▶ [DATA EXTRACT]
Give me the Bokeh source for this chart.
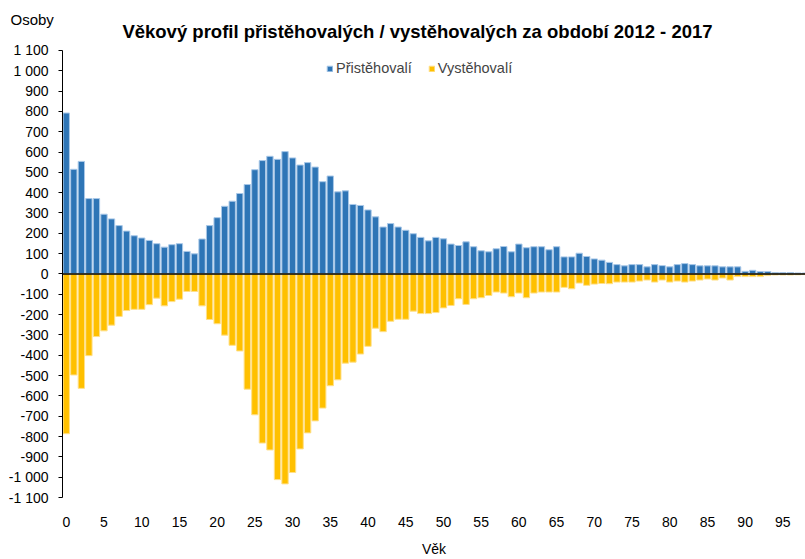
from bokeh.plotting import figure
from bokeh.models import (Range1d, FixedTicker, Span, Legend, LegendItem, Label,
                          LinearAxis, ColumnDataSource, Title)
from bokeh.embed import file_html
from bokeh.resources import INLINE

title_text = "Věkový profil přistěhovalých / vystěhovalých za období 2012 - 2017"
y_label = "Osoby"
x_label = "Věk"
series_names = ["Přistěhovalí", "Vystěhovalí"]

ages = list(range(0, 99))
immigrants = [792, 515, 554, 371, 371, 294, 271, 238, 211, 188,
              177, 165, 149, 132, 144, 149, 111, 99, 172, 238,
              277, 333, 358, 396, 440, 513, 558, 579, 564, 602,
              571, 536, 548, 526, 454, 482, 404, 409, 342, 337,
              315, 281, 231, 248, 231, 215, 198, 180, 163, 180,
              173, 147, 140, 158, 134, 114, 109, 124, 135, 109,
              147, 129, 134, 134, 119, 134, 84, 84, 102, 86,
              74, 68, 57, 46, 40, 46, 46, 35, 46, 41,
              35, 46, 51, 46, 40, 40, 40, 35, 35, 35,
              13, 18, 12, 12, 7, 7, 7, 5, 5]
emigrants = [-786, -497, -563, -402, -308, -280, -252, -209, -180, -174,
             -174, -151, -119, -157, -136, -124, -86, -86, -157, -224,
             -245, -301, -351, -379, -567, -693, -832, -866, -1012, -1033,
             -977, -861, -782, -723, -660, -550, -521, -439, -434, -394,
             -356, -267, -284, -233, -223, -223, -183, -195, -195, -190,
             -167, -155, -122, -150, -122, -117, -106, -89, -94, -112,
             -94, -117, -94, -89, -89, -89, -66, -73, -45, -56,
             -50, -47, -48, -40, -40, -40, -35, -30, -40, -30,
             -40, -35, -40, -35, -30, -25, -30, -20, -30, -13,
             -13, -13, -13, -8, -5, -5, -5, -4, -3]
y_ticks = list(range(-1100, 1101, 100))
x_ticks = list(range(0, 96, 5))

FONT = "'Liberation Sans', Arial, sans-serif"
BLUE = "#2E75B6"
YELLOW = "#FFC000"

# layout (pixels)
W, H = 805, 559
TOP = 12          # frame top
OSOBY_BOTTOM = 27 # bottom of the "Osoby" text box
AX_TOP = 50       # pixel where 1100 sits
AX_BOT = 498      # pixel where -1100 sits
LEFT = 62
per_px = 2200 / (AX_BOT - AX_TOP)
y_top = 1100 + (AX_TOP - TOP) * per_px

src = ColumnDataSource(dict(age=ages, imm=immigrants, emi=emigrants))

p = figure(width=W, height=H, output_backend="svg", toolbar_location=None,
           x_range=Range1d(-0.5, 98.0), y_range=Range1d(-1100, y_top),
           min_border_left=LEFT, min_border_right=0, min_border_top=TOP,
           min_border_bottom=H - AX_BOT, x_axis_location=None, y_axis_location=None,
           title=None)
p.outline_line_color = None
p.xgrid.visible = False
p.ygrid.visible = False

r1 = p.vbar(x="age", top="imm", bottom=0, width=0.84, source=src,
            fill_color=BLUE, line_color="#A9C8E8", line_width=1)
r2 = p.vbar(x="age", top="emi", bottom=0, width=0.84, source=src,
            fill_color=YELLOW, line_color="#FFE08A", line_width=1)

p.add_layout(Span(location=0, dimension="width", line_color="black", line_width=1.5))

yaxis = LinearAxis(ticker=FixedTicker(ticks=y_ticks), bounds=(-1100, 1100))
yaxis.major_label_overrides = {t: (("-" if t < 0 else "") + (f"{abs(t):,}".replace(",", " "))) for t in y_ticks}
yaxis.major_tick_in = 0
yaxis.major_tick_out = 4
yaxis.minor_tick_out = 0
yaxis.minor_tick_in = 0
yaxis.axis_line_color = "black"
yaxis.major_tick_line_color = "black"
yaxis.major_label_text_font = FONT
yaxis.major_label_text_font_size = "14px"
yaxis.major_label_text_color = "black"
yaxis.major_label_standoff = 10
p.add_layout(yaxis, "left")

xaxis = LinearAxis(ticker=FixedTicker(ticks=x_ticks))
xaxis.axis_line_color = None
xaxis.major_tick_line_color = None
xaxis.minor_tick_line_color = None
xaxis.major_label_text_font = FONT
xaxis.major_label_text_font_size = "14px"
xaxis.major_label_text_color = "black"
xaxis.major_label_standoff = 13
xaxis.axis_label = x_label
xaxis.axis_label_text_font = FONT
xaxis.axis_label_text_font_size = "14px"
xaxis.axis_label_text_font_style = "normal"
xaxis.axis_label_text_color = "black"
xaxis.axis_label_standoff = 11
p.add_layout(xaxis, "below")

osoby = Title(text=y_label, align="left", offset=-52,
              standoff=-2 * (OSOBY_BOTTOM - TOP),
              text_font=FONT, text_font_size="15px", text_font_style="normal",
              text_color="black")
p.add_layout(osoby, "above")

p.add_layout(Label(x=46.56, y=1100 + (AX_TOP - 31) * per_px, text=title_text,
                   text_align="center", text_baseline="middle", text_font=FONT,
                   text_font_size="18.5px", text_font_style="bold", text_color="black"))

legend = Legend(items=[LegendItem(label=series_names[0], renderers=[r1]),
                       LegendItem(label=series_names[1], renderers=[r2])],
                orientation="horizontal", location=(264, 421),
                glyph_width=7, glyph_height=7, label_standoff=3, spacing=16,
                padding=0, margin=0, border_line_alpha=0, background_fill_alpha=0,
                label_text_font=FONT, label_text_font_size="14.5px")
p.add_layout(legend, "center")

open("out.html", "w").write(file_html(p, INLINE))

▶ [WRITTEN REQUEST]
Reproduce the material above verbatim; omit every picture.

▶ [RESULT FOR THIS EXERCISE]
Give me the Bokeh source for this chart.
from bokeh.plotting import figure
from bokeh.models import (Range1d, FixedTicker, Span, Legend, LegendItem, Label,
                          LinearAxis, ColumnDataSource, Title)
from bokeh.embed import file_html
from bokeh.resources import INLINE

title_text = "Věkový profil přistěhovalých / vystěhovalých za období 2012 - 2017"
y_label = "Osoby"
x_label = "Věk"
series_names = ["Přistěhovalí", "Vystěhovalí"]

ages = list(range(0, 99))
immigrants = [792, 515, 554, 371, 371, 294, 271, 238, 211, 188,
              177, 165, 149, 132, 144, 149, 111, 99, 172, 238,
              277, 333, 358, 396, 440, 513, 558, 579, 564, 602,
              571, 536, 548, 526, 454, 482, 404, 409, 342, 337,
              315, 281, 231, 248, 231, 215, 198, 180, 163, 180,
              173, 147, 140, 158, 134, 114, 109, 124, 135, 109,
              147, 129, 134, 134, 119, 134, 84, 84, 102, 86,
              74, 68, 57, 46, 40, 46, 46, 35, 46, 41,
              35, 46, 51, 46, 40, 40, 40, 35, 35, 35,
              13, 18, 12, 12, 7, 7, 7, 5, 5]
emigrants = [-786, -497, -563, -402, -308, -280, -252, -209, -180, -174,
             -174, -151, -119, -157, -136, -124, -86, -86, -157, -224,
             -245, -301, -351, -379, -567, -693, -832, -866, -1012, -1033,
             -977, -861, -782, -723, -660, -550, -521, -439, -434, -394,
             -356, -267, -284, -233, -223, -223, -183, -195, -195, -190,
             -167, -155, -122, -150, -122, -117, -106, -89, -94, -112,
             -94, -117, -94, -89, -89, -89, -66, -73, -45, -56,
             -50, -47, -48, -40, -40, -40, -35, -30, -40, -30,
             -40, -35, -40, -35, -30, -25, -30, -20, -30, -13,
             -13, -13, -13, -8, -5, -5, -5, -4, -3]
y_ticks = list(range(-1100, 1101, 100))
x_ticks = list(range(0, 96, 5))

FONT = "'Liberation Sans', Arial, sans-serif"
BLUE = "#2E75B6"
YELLOW = "#FFC000"

# layout (pixels)
W, H = 805, 559
TOP = 12          # frame top
OSOBY_BOTTOM = 27 # bottom of the "Osoby" text box
AX_TOP = 50       # pixel where 1100 sits
AX_BOT = 498      # pixel where -1100 sits
LEFT = 62
per_px = 2200 / (AX_BOT - AX_TOP)
y_top = 1100 + (AX_TOP - TOP) * per_px

src = ColumnDataSource(dict(age=ages, imm=immigrants, emi=emigrants))

p = figure(width=W, height=H, output_backend="svg", toolbar_location=None,
           x_range=Range1d(-0.5, 98.0), y_range=Range1d(-1100, y_top),
           min_border_left=LEFT, min_border_right=0, min_border_top=TOP,
           min_border_bottom=H - AX_BOT, x_axis_location=None, y_axis_location=None,
           title=None)
p.outline_line_color = None
p.xgrid.visible = False
p.ygrid.visible = False

r1 = p.vbar(x="age", top="imm", bottom=0, width=0.84, source=src,
            fill_color=BLUE, line_color="#A9C8E8", line_width=1)
r2 = p.vbar(x="age", top="emi", bottom=0, width=0.84, source=src,
            fill_color=YELLOW, line_color="#FFE08A", line_width=1)

p.add_layout(Span(location=0, dimension="width", line_color="black", line_width=1.5))

yaxis = LinearAxis(ticker=FixedTicker(ticks=y_ticks), bounds=(-1100, 1100))
yaxis.major_label_overrides = {t: (("-" if t < 0 else "") + (f"{abs(t):,}".replace(",", " "))) for t in y_ticks}
yaxis.major_tick_in = 0
yaxis.major_tick_out = 4
yaxis.minor_tick_out = 0
yaxis.minor_tick_in = 0
yaxis.axis_line_color = "black"
yaxis.major_tick_line_color = "black"
yaxis.major_label_text_font = FONT
yaxis.major_label_text_font_size = "14px"
yaxis.major_label_text_color = "black"
yaxis.major_label_standoff = 10
p.add_layout(yaxis, "left")

xaxis = LinearAxis(ticker=FixedTicker(ticks=x_ticks))
xaxis.axis_line_color = None
xaxis.major_tick_line_color = None
xaxis.minor_tick_line_color = None
xaxis.major_label_text_font = FONT
xaxis.major_label_text_font_size = "14px"
xaxis.major_label_text_color = "black"
xaxis.major_label_standoff = 13
xaxis.axis_label = x_label
xaxis.axis_label_text_font = FONT
xaxis.axis_label_text_font_size = "14px"
xaxis.axis_label_text_font_style = "normal"
xaxis.axis_label_text_color = "black"
xaxis.axis_label_standoff = 11
p.add_layout(xaxis, "below")

osoby = Title(text=y_label, align="left", offset=-52,
              standoff=-2 * (OSOBY_BOTTOM - TOP),
              text_font=FONT, text_font_size="15px", text_font_style="normal",
              text_color="black")
p.add_layout(osoby, "above")

p.add_layout(Label(x=46.56, y=1100 + (AX_TOP - 31) * per_px, text=title_text,
                   text_align="center", text_baseline="middle", text_font=FONT,
                   text_font_size="18.5px", text_font_style="bold", text_color="black"))

legend = Legend(items=[LegendItem(label=series_names[0], renderers=[r1]),
                       LegendItem(label=series_names[1], renderers=[r2])],
                orientation="horizontal", location=(264, 421),
                glyph_width=7, glyph_height=7, label_standoff=3, spacing=16,
                padding=0, margin=0, border_line_alpha=0, background_fill_alpha=0,
                label_text_font=FONT, label_text_font_size="14.5px")
p.add_layout(legend, "center")

open("out.html", "w").write(file_html(p, INLINE))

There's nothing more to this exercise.